As for testing the 3D IC MEMS devices, technology manager at STMicroelectronics, Marco Ferrera said that right now, TSVs are not adding complexity. "You just add series resistance to capacitors," he said.

Christophe Zinck, application engineering manager at ASE Group, an Outsourced Semiconductor Assembly and Test (OSAT) service provider, observed that packaging alone accounts for 20-60 percent of the MEMS/sensor device BOM, but it is also a key part of the MEMS function and design as it can create additional value. "To reduce packaging costs, we need to manage the application specificity of MEMS collectively, at a wafer-level process instead of packaging individual dies," Zinck explained, mentioning ASE's new 3D WLP tool box for standardized operations in complex MEMS architecture.

"What's more, the standardization allows for volume production, enabling second sourcing and cost efficiency through technology sharing," concluded Zinck. Since 2013, the company is in volume production for full wafer-level packaged MEMS using TSVs for chip-to-wafer assembly.

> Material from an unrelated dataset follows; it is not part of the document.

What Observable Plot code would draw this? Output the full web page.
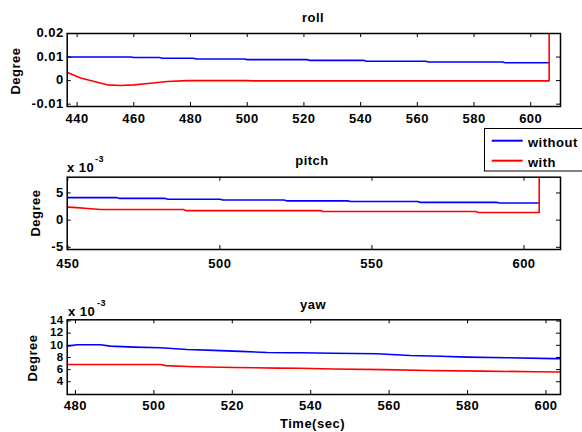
<!DOCTYPE html>
<html>
<head>
<meta charset="utf-8">
<script src="https://cdn.jsdelivr.net/npm/d3@7"></script>
<script src="https://cdn.jsdelivr.net/npm/@observablehq/plot@0.6"></script>
<style>
  html, body { margin: 0; padding: 0; background: white; }
  #wrap { position: relative; width: 582px; height: 432px; overflow: hidden; background: white; }
  #overlay { position: absolute; left: 0; top: 0; pointer-events: none; }
  #overlay text { font-family: 'Liberation Sans', Arial, sans-serif; font-weight: bold; font-size: 13px; letter-spacing: 0.5px; fill: black; }
</style>
</head>
<body>
<div id="wrap"></div>
<script>
// ---- data ----
const seriesNames = ["without", "with"];

// roll (degree)
const rollWithoutT = [436.5, 459, 460, 469, 470, 481, 482, 499, 500, 521, 522, 541, 542, 563, 564, 590, 591, 606.5];
const rollWithoutV = [0.0100, 0.0100, 0.0098, 0.0098, 0.0095, 0.0095, 0.0092, 0.0092, 0.0089, 0.0089, 0.0086, 0.0086, 0.0082, 0.0082, 0.0079, 0.0079, 0.0076, 0.0076];
const rollWithT = [436.8, 441.2, 447.1, 450.6, 455.3, 460, 465.9, 471.8, 478.8, 500, 502, 606.5, 606.5];
const rollWithV = [0.0033, 0.0011, -0.0007, -0.0018, -0.0021, -0.0018, -0.0011, -0.0004, 0.0000, 0.0000, -0.0001, -0.0001, 1];

// pitch (x 10^-3 degree)
const pitchWithoutT = [450, 466, 467, 482, 483, 500, 501, 521, 522, 542, 543, 565, 566, 591, 592, 605];
const pitchWithoutV = [4.15, 4.15, 4.0, 4.0, 3.85, 3.85, 3.7, 3.7, 3.55, 3.55, 3.42, 3.42, 3.27, 3.27, 3.15, 3.15];
const pitchWithT = [450, 453, 456.5, 460.8, 488, 489, 533, 534, 584, 585, 605, 605];
const pitchWithV = [2.4, 2.3, 2.15, 1.95, 1.95, 1.75, 1.75, 1.6, 1.6, 1.4, 1.4, 50];

// yaw (x 10^-3 degree)
const yawWithoutT = [477.9, 480.4, 486.4, 488.9, 494.9, 501.7, 508.5, 515.3, 522.1, 528.9, 534.8, 537.4, 545.8, 556.9, 565.4, 573.1, 579.9, 590.1, 602, 603.7];
const yawWithoutV = [9.87, 10.1, 10.1, 9.87, 9.7, 9.6, 9.3, 9.16, 9.0, 8.82, 8.78, 8.78, 8.7, 8.6, 8.33, 8.2, 8.05, 7.95, 7.8, 7.8];
const yawWithT = [477.9, 501.7, 503, 510.2, 520.4, 531.5, 537.4, 545.8, 558.6, 570, 583.5, 597.2, 603.7];
const yawWithV = [6.85, 6.85, 6.65, 6.47, 6.35, 6.25, 6.22, 6.1, 6.0, 5.85, 5.75, 5.65, 5.6];

// ticks
const rollXTicks = [440, 460, 480, 500, 520, 540, 560, 580, 600];
const rollYTicks = [-0.01, 0, 0.01, 0.02];
const pitchXTicks = [450, 500, 550, 600];
const pitchYTicks = [-5, 0, 5];
const yawXTicks = [480, 500, 520, 540, 560, 580, 600];
const yawYTicks = [4, 6, 8, 10, 12, 14];

const colors = ["#0000ff", "#ff0000"];
const FONT = "'Liberation Sans', Arial, sans-serif";

const zip = (t, v) => t.map((x, i) => ({x, y: v[i]}));

function panel({top, height, mt, mb, xDomain, yDomain, xTicks, yTicks, series, padX, ySize = 13}) {
  const W = 582, ml = 66.7, mr = 22;
  const iw = W - ml - mr, ih = height - mt - mb;
  const marks = [];
  series.forEach((s, i) => marks.push(Plot.line(s, {x: "x", y: "y", stroke: colors[i], strokeWidth: 1.6, clip: true})));
  marks.push(
    Plot.tickX(xTicks, {x: d => d, insetTop: ih - 4, stroke: "black", strokeWidth: 1}),
    Plot.tickX(xTicks, {x: d => d, insetBottom: ih - 4, stroke: "black", strokeWidth: 1}),
    Plot.tickY(yTicks, {y: d => d, insetRight: iw - 4, stroke: "black", strokeWidth: 1}),
    Plot.tickY(yTicks, {y: d => d, insetLeft: iw - 4, stroke: "black", strokeWidth: 1}),
    Plot.frame({stroke: "black", strokeWidth: 1.5}),
    Plot.axisX({ticks: xTicks, tickSize: 0, tickPadding: padX, tickFormat: d => String(d), label: null, fontWeight: "bold"}),
    Plot.axisY({ticks: yTicks, tickSize: 0, tickPadding: 3.5, tickFormat: d => String(d), label: null, fontWeight: "bold", fontSize: ySize, lineHeight: 0.9})
  );
  const svg = Plot.plot({
    width: W, height,
    marginTop: mt, marginBottom: mb, marginLeft: ml, marginRight: mr,
    x: {domain: xDomain},
    y: {domain: yDomain},
    style: {fontFamily: FONT, fontSize: "13px", fontWeight: "bold", letterSpacing: "0.5px", background: "transparent", color: "black"},
    marks
  });
  svg.style.position = "absolute";
  svg.style.left = "0px";
  svg.style.top = top + "px";
  document.getElementById("wrap").appendChild(svg);
}

panel({top: 0, height: 130, mt: 33, mb: 24, xDomain: [436.5, 610.5], yDomain: [-0.011, 0.02],
  xTicks: rollXTicks, yTicks: rollYTicks, padX: 7,
  series: [zip(rollWithoutT, rollWithoutV), zip(rollWithT, rollWithV)]});
panel({top: 140, height: 135, mt: 36.7, mb: 26, xDomain: [449.8, 612], yDomain: [-5.4, 7.9],
  xTicks: pitchXTicks, yTicks: pitchYTicks, padX: 9,
  series: [zip(pitchWithoutT, pitchWithoutV), zip(pitchWithT, pitchWithV)]});
panel({top: 290, height: 142, mt: 29.3, mb: 38, xDomain: [477.9, 603.7], yDomain: [1.9, 14.2],
  xTicks: yawXTicks, yTicks: yawYTicks, padX: 6, ySize: 11.5,
  series: [zip(yawWithoutT, yawWithoutV), zip(yawWithT, yawWithV)]});

// ---- overlay texts & legend ----
const ns = "http://www.w3.org/2000/svg";
const ov = document.createElementNS(ns, "svg");
ov.setAttribute("id", "overlay");
ov.setAttribute("width", 582);
ov.setAttribute("height", 432);
document.getElementById("wrap").appendChild(ov);
function txt(s, x, y, opts = {}) {
  const t = document.createElementNS(ns, "text");
  t.textContent = s;
  t.setAttribute("x", x); t.setAttribute("y", y);
  if (opts.anchor) t.setAttribute("text-anchor", opts.anchor);
  if (opts.rotate) t.setAttribute("transform", `rotate(-90 ${x} ${y})`);
  if (opts.size) t.style.fontSize = opts.size + "px";
  ov.appendChild(t);
  return t;
}
const titles = ["roll", "pitch", "yaw"];
txt(titles[0], 313, 21.5, {anchor: "middle"});
txt(titles[1], 312, 165, {anchor: "middle"});
txt(titles[2], 313, 308.5, {anchor: "middle"});
txt("Degree", 19.5, 71, {anchor: "middle", rotate: true});
txt("Degree", 40, 213, {anchor: "middle", rotate: true});
txt("Degree", 37, 358, {anchor: "middle", rotate: true});
txt("x 10", 67, 172);
txt("-3", 95, 161.5, {size: 9});
txt("x 10", 68, 316);
txt("-3", 97, 306, {size: 9});
txt("Time(sec)", 312.5, 427.5, {anchor: "middle"});

// legend
const box = document.createElementNS(ns, "rect");
box.setAttribute("x", 484.5); box.setAttribute("y", 128.5);
box.setAttribute("width", 110); box.setAttribute("height", 42.5);
box.setAttribute("fill", "white"); box.setAttribute("stroke", "black"); box.setAttribute("stroke-width", 1);
ov.appendChild(box);
seriesNames.forEach((name, i) => {
  const yy = 140.7 + i * 20;
  const l = document.createElementNS(ns, "line");
  l.setAttribute("x1", 491.7); l.setAttribute("x2", 522.7);
  l.setAttribute("y1", yy); l.setAttribute("y2", yy);
  l.setAttribute("stroke", colors[i]); l.setAttribute("stroke-width", 2);
  ov.appendChild(l);
  txt(name, 528, yy + 5.8);
});
</script>
</body>
</html>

The tool box presented by ASE includes wafer-level capping, wafer-to-wafer or chip-to-wafer assembly, wafer moulding, TSVs, and wafer-level redistribution and balling. On its 2015 roadmap, the OSAT plans thin film MEMS capping, wafer-to-wafer metal bonding and sealing, WLCSP of any MEMS connected on top of any ASIC using TSVs, or on top of active interposers embedding on or several ASICs.